*Given exercise*
Only lines with the word "React" are needed; collect each of them from the listing below.

++++ Information shown ++++

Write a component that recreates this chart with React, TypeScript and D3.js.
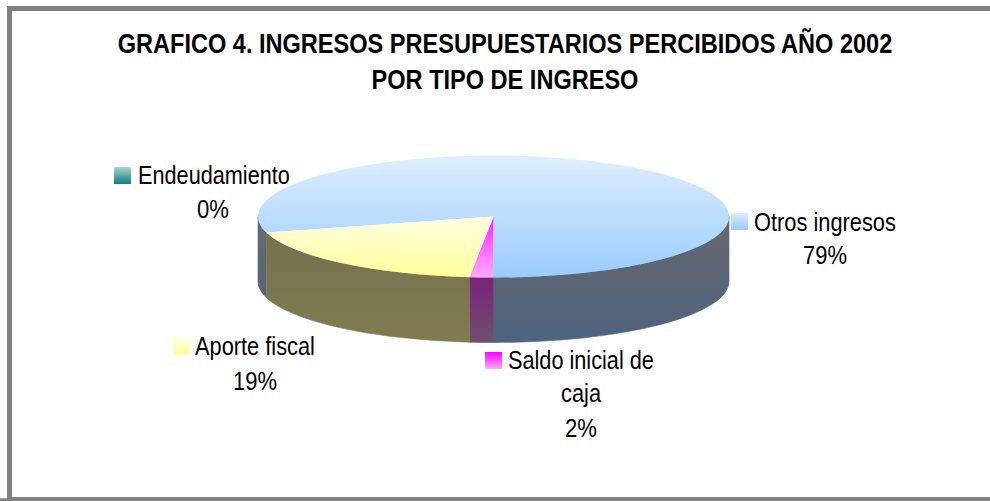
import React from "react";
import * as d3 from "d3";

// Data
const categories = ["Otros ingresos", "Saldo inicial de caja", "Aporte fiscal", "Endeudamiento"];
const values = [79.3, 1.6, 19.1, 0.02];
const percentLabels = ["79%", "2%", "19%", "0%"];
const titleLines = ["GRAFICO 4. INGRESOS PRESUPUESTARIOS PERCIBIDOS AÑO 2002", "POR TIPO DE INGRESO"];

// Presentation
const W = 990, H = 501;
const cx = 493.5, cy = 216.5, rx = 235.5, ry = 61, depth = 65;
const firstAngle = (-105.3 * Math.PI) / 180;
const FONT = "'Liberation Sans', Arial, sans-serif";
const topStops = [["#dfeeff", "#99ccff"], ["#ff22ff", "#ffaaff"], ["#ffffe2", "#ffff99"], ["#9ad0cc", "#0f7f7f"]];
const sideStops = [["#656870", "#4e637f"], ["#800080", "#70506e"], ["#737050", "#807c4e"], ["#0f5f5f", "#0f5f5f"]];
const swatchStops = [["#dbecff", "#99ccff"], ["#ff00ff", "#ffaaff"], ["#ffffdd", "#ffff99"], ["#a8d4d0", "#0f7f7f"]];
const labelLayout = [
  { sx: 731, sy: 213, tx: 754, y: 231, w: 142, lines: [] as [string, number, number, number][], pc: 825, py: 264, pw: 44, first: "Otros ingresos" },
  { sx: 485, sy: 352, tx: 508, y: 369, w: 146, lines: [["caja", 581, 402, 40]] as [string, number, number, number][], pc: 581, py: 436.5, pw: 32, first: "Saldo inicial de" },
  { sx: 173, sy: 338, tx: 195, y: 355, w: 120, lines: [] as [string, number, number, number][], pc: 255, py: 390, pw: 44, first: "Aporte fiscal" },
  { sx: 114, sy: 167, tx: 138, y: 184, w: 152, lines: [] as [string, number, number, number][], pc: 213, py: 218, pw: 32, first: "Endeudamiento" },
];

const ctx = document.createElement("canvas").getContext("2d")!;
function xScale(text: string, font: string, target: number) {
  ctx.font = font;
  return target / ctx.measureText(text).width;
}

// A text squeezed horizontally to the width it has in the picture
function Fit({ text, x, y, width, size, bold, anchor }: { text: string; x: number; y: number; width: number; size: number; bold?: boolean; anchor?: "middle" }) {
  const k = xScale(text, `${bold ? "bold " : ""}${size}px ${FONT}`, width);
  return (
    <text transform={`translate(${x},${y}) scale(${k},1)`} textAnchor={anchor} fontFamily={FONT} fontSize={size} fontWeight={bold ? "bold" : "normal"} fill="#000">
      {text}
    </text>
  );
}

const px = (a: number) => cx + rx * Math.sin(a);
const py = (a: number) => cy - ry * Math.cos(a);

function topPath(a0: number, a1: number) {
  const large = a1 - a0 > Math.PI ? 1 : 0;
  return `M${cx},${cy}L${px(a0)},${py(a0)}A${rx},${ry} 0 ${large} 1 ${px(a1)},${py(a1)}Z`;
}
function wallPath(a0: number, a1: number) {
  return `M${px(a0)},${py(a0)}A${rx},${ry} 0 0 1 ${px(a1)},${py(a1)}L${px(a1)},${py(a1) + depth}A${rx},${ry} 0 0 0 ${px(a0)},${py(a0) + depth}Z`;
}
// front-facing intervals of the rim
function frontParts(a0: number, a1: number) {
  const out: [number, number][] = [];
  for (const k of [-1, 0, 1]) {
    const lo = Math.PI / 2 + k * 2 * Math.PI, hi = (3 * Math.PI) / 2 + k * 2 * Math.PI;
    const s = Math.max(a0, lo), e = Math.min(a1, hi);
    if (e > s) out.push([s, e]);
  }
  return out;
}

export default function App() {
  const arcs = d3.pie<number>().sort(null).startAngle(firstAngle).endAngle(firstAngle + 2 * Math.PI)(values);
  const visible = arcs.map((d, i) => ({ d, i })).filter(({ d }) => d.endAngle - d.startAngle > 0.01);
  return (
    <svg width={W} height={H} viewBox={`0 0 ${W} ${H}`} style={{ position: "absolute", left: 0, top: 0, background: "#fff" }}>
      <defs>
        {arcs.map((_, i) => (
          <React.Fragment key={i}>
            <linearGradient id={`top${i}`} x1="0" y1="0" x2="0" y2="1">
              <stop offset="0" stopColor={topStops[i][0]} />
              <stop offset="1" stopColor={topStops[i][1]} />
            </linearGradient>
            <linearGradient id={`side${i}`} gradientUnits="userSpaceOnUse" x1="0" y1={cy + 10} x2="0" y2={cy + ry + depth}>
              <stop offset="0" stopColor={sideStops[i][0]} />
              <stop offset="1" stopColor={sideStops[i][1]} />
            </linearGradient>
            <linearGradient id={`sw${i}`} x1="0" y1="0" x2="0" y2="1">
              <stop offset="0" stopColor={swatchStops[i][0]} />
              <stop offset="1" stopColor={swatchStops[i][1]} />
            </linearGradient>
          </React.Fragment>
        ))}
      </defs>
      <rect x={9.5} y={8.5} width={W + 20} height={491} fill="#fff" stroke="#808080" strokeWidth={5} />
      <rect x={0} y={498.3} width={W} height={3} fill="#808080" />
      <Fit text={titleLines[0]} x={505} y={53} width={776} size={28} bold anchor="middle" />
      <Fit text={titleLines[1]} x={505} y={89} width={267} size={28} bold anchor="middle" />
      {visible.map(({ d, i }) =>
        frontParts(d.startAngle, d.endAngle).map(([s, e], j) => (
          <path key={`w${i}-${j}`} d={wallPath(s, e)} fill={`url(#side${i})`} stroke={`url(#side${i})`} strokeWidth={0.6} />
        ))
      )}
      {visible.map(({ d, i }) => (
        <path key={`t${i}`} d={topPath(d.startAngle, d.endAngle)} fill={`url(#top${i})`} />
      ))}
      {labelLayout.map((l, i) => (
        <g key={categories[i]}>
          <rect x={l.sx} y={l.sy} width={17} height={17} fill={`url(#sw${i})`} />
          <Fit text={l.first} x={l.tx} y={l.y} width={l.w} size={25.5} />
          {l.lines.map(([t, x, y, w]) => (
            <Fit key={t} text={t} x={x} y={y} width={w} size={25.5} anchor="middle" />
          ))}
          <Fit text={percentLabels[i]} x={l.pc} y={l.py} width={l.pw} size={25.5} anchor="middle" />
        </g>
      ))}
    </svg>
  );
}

++++

*Full response*
Write a component that recreates this chart with React, TypeScript and D3.js.
import React from "react";
          <React.Fragment key={i}>
          </React.Fragment>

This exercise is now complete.